EXERCISE: Determine the number of lines in the listing below where the string "script" occurs; answer with the number alone.

(Rows from a dataset of charts and code)
----------

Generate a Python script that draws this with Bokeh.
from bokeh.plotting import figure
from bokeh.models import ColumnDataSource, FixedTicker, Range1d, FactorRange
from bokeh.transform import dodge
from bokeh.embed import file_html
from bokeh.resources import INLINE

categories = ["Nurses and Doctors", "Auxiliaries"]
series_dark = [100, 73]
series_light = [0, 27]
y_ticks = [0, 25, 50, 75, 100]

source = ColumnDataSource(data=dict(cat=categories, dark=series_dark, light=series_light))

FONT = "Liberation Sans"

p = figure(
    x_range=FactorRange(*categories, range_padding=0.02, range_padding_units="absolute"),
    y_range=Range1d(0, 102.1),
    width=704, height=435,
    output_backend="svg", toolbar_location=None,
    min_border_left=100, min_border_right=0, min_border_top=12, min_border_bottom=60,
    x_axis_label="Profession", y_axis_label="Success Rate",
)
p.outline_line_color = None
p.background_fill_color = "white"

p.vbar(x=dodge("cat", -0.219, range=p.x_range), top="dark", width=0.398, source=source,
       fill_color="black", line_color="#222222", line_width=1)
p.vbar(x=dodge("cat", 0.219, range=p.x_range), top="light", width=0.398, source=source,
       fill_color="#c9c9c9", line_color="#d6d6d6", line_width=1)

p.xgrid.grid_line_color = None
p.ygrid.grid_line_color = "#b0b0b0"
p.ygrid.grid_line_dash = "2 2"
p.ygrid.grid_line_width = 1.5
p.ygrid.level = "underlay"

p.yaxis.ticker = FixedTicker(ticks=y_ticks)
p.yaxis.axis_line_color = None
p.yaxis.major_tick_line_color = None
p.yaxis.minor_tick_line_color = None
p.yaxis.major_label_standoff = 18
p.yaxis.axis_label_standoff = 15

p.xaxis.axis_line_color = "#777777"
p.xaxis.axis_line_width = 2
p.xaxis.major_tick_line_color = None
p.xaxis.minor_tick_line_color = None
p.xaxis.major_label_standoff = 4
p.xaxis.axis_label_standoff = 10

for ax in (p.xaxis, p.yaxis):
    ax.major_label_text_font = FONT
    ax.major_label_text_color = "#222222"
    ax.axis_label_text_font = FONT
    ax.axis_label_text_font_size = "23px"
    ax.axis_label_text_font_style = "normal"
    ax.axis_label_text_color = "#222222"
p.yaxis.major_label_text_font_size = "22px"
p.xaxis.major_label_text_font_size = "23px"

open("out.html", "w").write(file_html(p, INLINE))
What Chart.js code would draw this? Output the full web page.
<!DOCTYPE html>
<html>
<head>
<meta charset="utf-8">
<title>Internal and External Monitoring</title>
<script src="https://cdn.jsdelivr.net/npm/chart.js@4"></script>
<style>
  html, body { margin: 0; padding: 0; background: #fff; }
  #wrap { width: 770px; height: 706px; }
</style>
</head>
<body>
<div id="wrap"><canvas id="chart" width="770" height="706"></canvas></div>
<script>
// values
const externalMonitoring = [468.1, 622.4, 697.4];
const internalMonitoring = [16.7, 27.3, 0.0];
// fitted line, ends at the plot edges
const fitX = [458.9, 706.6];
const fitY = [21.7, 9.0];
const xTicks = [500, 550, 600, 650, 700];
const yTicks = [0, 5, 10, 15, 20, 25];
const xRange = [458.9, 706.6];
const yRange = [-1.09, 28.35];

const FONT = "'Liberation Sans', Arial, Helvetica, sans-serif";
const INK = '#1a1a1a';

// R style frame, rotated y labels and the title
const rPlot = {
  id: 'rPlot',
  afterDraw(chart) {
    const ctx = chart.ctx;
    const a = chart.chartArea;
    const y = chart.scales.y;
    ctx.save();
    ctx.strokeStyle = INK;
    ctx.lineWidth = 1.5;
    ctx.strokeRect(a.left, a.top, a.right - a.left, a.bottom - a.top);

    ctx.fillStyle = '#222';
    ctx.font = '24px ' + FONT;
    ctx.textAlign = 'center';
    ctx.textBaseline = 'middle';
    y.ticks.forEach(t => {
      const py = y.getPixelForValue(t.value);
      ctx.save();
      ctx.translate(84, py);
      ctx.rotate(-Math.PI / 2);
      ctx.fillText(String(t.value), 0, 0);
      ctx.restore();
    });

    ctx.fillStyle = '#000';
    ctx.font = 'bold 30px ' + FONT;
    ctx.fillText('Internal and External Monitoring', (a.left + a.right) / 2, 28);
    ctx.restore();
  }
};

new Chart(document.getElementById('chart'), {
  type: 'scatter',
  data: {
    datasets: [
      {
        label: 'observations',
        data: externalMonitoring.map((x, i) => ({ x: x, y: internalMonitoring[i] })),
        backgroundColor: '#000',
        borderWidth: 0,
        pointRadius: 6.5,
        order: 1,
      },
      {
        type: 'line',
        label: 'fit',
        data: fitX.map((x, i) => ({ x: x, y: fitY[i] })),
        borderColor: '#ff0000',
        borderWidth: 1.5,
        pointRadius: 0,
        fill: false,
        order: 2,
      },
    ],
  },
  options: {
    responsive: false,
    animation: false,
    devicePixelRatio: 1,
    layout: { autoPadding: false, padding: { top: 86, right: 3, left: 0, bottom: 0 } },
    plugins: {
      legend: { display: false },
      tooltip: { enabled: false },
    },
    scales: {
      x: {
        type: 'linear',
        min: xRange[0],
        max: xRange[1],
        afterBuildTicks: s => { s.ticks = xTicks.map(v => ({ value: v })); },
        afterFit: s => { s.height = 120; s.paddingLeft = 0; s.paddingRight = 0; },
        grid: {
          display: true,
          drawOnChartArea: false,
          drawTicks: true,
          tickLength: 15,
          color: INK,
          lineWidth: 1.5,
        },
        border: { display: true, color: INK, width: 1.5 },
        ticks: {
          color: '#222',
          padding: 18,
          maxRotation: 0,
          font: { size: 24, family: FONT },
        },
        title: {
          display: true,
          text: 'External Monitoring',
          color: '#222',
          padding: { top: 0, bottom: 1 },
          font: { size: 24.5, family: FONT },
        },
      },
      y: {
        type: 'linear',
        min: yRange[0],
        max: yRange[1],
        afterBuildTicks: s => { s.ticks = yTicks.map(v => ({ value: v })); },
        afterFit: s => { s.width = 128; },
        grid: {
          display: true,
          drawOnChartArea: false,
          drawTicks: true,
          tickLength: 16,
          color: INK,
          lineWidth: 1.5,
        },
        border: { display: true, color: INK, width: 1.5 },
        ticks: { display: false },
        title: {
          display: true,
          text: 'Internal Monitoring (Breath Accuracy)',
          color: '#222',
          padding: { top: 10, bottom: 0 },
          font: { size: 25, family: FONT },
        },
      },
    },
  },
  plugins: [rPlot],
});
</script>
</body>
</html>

----------

WRITTEN REPLY: 4